**DATASET ENTRIES**
----
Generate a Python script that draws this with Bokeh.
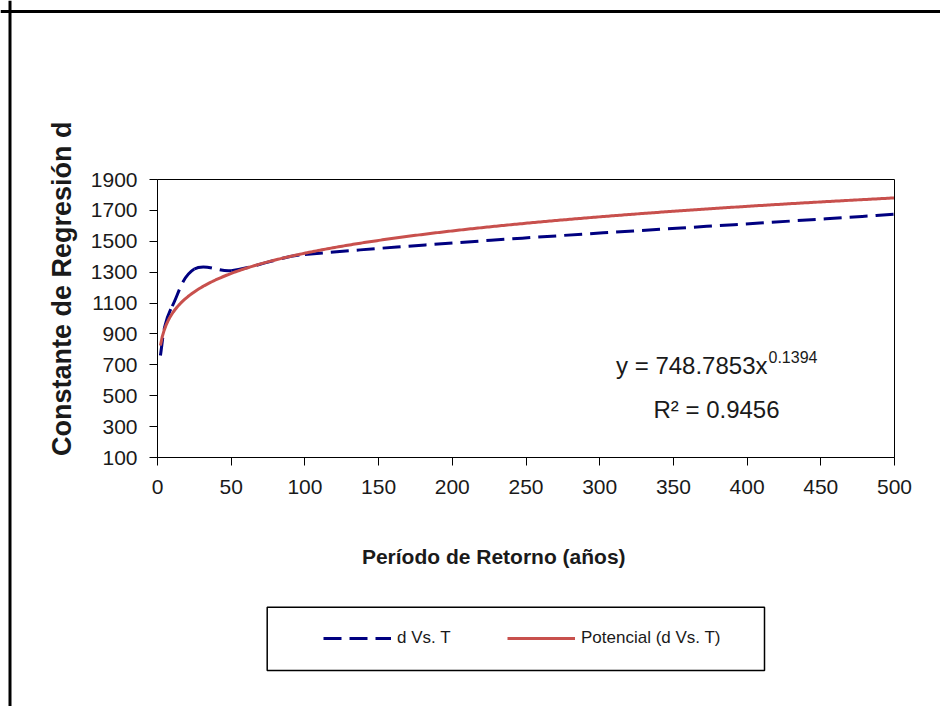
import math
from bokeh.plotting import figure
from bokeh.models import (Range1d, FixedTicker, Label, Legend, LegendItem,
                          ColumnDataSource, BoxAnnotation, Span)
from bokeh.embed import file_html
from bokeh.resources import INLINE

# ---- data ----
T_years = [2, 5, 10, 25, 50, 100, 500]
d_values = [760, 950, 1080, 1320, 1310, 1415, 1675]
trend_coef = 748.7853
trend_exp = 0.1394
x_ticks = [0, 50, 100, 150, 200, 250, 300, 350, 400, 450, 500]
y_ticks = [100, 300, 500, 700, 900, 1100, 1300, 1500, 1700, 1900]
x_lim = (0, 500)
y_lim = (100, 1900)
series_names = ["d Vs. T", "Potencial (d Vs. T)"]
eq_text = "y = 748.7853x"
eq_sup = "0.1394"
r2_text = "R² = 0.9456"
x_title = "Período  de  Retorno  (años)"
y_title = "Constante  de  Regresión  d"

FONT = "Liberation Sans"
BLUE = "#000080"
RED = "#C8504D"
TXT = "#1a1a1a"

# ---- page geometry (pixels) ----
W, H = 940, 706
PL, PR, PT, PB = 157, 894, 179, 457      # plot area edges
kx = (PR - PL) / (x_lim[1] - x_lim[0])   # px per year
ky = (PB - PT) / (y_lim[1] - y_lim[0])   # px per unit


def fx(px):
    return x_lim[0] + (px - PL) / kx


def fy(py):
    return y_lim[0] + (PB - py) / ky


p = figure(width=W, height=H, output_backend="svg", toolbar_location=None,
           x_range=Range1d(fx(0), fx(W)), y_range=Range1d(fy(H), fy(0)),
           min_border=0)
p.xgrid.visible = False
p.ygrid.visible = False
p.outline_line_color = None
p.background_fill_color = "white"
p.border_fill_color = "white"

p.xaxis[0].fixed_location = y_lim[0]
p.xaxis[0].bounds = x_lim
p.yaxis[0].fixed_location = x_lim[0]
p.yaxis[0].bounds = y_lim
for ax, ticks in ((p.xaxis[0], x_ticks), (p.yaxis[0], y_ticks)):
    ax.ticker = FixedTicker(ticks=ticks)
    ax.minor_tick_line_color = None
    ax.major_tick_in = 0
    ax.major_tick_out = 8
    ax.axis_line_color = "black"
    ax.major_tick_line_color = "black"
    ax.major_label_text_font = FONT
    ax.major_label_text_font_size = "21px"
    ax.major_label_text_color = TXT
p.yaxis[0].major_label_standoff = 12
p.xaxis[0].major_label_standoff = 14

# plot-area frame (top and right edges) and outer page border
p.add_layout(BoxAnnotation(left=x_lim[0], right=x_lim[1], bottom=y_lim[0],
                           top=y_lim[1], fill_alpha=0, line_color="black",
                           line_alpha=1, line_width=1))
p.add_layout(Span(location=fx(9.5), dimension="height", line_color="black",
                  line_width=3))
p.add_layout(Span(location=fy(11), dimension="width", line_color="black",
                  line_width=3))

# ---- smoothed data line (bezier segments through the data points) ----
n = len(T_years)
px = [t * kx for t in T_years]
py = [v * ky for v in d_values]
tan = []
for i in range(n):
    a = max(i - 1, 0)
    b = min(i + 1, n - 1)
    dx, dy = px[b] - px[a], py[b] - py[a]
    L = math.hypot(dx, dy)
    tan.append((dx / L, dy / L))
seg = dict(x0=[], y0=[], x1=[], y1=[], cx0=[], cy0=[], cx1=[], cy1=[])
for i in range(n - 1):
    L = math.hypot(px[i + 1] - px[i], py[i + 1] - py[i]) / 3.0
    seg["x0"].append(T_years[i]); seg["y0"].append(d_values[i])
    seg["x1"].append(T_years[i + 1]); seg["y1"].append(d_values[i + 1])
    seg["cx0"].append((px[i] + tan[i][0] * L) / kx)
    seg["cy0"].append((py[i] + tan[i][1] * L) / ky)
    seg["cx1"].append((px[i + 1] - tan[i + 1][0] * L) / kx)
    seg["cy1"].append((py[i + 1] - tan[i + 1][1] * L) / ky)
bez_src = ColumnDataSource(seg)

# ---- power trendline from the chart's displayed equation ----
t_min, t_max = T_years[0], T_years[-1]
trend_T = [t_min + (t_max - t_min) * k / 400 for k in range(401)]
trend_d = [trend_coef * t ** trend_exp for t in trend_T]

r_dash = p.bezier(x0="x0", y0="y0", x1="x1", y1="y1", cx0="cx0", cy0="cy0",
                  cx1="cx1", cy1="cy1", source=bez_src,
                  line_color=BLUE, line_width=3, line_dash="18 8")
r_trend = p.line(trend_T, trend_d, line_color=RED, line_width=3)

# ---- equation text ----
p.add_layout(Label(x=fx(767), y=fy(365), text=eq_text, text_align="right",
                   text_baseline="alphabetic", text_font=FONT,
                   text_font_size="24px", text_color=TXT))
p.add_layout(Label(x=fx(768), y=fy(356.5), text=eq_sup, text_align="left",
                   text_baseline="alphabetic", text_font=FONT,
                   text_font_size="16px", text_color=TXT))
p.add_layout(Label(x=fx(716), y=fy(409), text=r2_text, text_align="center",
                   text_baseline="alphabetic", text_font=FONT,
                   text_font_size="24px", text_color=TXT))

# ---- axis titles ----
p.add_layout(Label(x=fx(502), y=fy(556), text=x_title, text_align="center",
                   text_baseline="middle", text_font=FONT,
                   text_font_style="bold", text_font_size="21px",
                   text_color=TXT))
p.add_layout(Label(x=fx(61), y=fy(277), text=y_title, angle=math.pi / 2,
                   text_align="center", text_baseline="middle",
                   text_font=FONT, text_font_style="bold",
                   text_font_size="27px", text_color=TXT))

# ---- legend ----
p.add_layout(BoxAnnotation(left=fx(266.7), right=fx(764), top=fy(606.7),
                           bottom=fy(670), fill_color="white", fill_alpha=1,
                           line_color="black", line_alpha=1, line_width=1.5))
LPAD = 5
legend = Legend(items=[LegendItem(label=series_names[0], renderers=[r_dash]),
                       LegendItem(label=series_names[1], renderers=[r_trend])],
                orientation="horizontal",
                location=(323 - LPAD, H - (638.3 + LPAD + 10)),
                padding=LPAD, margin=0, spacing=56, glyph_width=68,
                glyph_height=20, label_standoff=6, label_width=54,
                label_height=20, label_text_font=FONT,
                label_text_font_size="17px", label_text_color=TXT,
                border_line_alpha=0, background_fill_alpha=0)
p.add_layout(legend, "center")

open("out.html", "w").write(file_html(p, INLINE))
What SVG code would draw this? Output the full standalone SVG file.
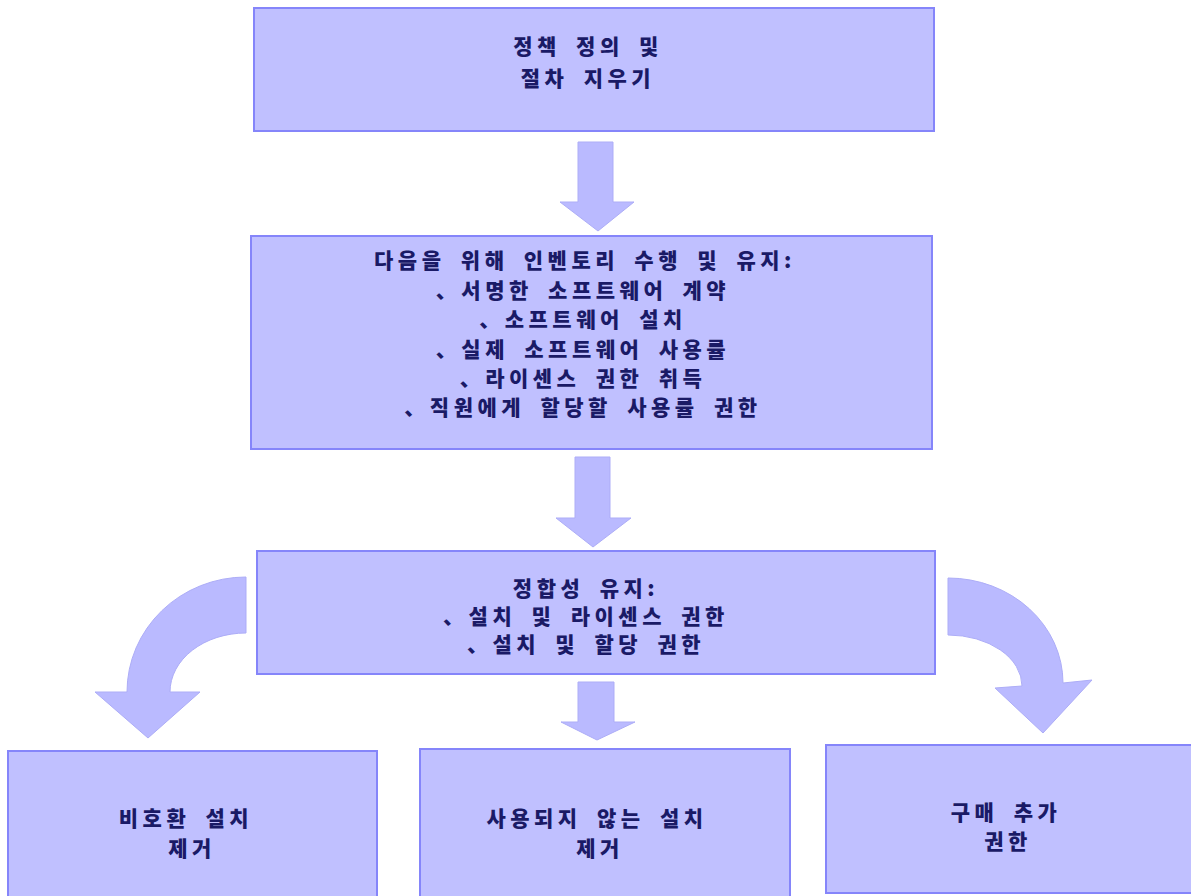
----
**SET EXERCISE**
The records above are to be restated exactly, without their pictures.

**EXERCISE RESPONSE**
Generate a Python script that draws this with Bokeh.
import math
from bokeh.plotting import figure
from bokeh.models import (Range1d, FixedTicker, Label, Legend, LegendItem,
                          ColumnDataSource, BoxAnnotation, Span)
from bokeh.embed import file_html
from bokeh.resources import INLINE

# ---- data ----
T_years = [2, 5, 10, 25, 50, 100, 500]
d_values = [760, 950, 1080, 1320, 1310, 1415, 1675]
trend_coef = 748.7853
trend_exp = 0.1394
x_ticks = [0, 50, 100, 150, 200, 250, 300, 350, 400, 450, 500]
y_ticks = [100, 300, 500, 700, 900, 1100, 1300, 1500, 1700, 1900]
x_lim = (0, 500)
y_lim = (100, 1900)
series_names = ["d Vs. T", "Potencial (d Vs. T)"]
eq_text = "y = 748.7853x"
eq_sup = "0.1394"
r2_text = "R² = 0.9456"
x_title = "Período  de  Retorno  (años)"
y_title = "Constante  de  Regresión  d"

FONT = "Liberation Sans"
BLUE = "#000080"
RED = "#C8504D"
TXT = "#1a1a1a"

# ---- page geometry (pixels) ----
W, H = 940, 706
PL, PR, PT, PB = 157, 894, 179, 457      # plot area edges
kx = (PR - PL) / (x_lim[1] - x_lim[0])   # px per year
ky = (PB - PT) / (y_lim[1] - y_lim[0])   # px per unit


def fx(px):
    return x_lim[0] + (px - PL) / kx


def fy(py):
    return y_lim[0] + (PB - py) / ky


p = figure(width=W, height=H, output_backend="svg", toolbar_location=None,
           x_range=Range1d(fx(0), fx(W)), y_range=Range1d(fy(H), fy(0)),
           min_border=0)
p.xgrid.visible = False
p.ygrid.visible = False
p.outline_line_color = None
p.background_fill_color = "white"
p.border_fill_color = "white"

p.xaxis[0].fixed_location = y_lim[0]
p.xaxis[0].bounds = x_lim
p.yaxis[0].fixed_location = x_lim[0]
p.yaxis[0].bounds = y_lim
for ax, ticks in ((p.xaxis[0], x_ticks), (p.yaxis[0], y_ticks)):
    ax.ticker = FixedTicker(ticks=ticks)
    ax.minor_tick_line_color = None
    ax.major_tick_in = 0
    ax.major_tick_out = 8
    ax.axis_line_color = "black"
    ax.major_tick_line_color = "black"
    ax.major_label_text_font = FONT
    ax.major_label_text_font_size = "21px"
    ax.major_label_text_color = TXT
p.yaxis[0].major_label_standoff = 12
p.xaxis[0].major_label_standoff = 14

# plot-area frame (top and right edges) and outer page border
p.add_layout(BoxAnnotation(left=x_lim[0], right=x_lim[1], bottom=y_lim[0],
                           top=y_lim[1], fill_alpha=0, line_color="black",
                           line_alpha=1, line_width=1))
p.add_layout(Span(location=fx(9.5), dimension="height", line_color="black",
                  line_width=3))
p.add_layout(Span(location=fy(11), dimension="width", line_color="black",
                  line_width=3))

# ---- smoothed data line (bezier segments through the data points) ----
n = len(T_years)
px = [t * kx for t in T_years]
py = [v * ky for v in d_values]
tan = []
for i in range(n):
    a = max(i - 1, 0)
    b = min(i + 1, n - 1)
    dx, dy = px[b] - px[a], py[b] - py[a]
    L = math.hypot(dx, dy)
    tan.append((dx / L, dy / L))
seg = dict(x0=[], y0=[], x1=[], y1=[], cx0=[], cy0=[], cx1=[], cy1=[])
for i in range(n - 1):
    L = math.hypot(px[i + 1] - px[i], py[i + 1] - py[i]) / 3.0
    seg["x0"].append(T_years[i]); seg["y0"].append(d_values[i])
    seg["x1"].append(T_years[i + 1]); seg["y1"].append(d_values[i + 1])
    seg["cx0"].append((px[i] + tan[i][0] * L) / kx)
    seg["cy0"].append((py[i] + tan[i][1] * L) / ky)
    seg["cx1"].append((px[i + 1] - tan[i + 1][0] * L) / kx)
    seg["cy1"].append((py[i + 1] - tan[i + 1][1] * L) / ky)
bez_src = ColumnDataSource(seg)

# ---- power trendline from the chart's displayed equation ----
t_min, t_max = T_years[0], T_years[-1]
trend_T = [t_min + (t_max - t_min) * k / 400 for k in range(401)]
trend_d = [trend_coef * t ** trend_exp for t in trend_T]

r_dash = p.bezier(x0="x0", y0="y0", x1="x1", y1="y1", cx0="cx0", cy0="cy0",
                  cx1="cx1", cy1="cy1", source=bez_src,
                  line_color=BLUE, line_width=3, line_dash="18 8")
r_trend = p.line(trend_T, trend_d, line_color=RED, line_width=3)

# ---- equation text ----
p.add_layout(Label(x=fx(767), y=fy(365), text=eq_text, text_align="right",
                   text_baseline="alphabetic", text_font=FONT,
                   text_font_size="24px", text_color=TXT))
p.add_layout(Label(x=fx(768), y=fy(356.5), text=eq_sup, text_align="left",
                   text_baseline="alphabetic", text_font=FONT,
                   text_font_size="16px", text_color=TXT))
p.add_layout(Label(x=fx(716), y=fy(409), text=r2_text, text_align="center",
                   text_baseline="alphabetic", text_font=FONT,
                   text_font_size="24px", text_color=TXT))

# ---- axis titles ----
p.add_layout(Label(x=fx(502), y=fy(556), text=x_title, text_align="center",
                   text_baseline="middle", text_font=FONT,
                   text_font_style="bold", text_font_size="21px",
                   text_color=TXT))
p.add_layout(Label(x=fx(61), y=fy(277), text=y_title, angle=math.pi / 2,
                   text_align="center", text_baseline="middle",
                   text_font=FONT, text_font_style="bold",
                   text_font_size="27px", text_color=TXT))

# ---- legend ----
p.add_layout(BoxAnnotation(left=fx(266.7), right=fx(764), top=fy(606.7),
                           bottom=fy(670), fill_color="white", fill_alpha=1,
                           line_color="black", line_alpha=1, line_width=1.5))
LPAD = 5
legend = Legend(items=[LegendItem(label=series_names[0], renderers=[r_dash]),
                       LegendItem(label=series_names[1], renderers=[r_trend])],
                orientation="horizontal",
                location=(323 - LPAD, H - (638.3 + LPAD + 10)),
                padding=LPAD, margin=0, spacing=56, glyph_width=68,
                glyph_height=20, label_standoff=6, label_width=54,
                label_height=20, label_text_font=FONT,
                label_text_font_size="17px", label_text_color=TXT,
                border_line_alpha=0, background_fill_alpha=0)
p.add_layout(legend, "center")

open("out.html", "w").write(file_html(p, INLINE))
What SVG code would draw this? Output the full standalone SVG file.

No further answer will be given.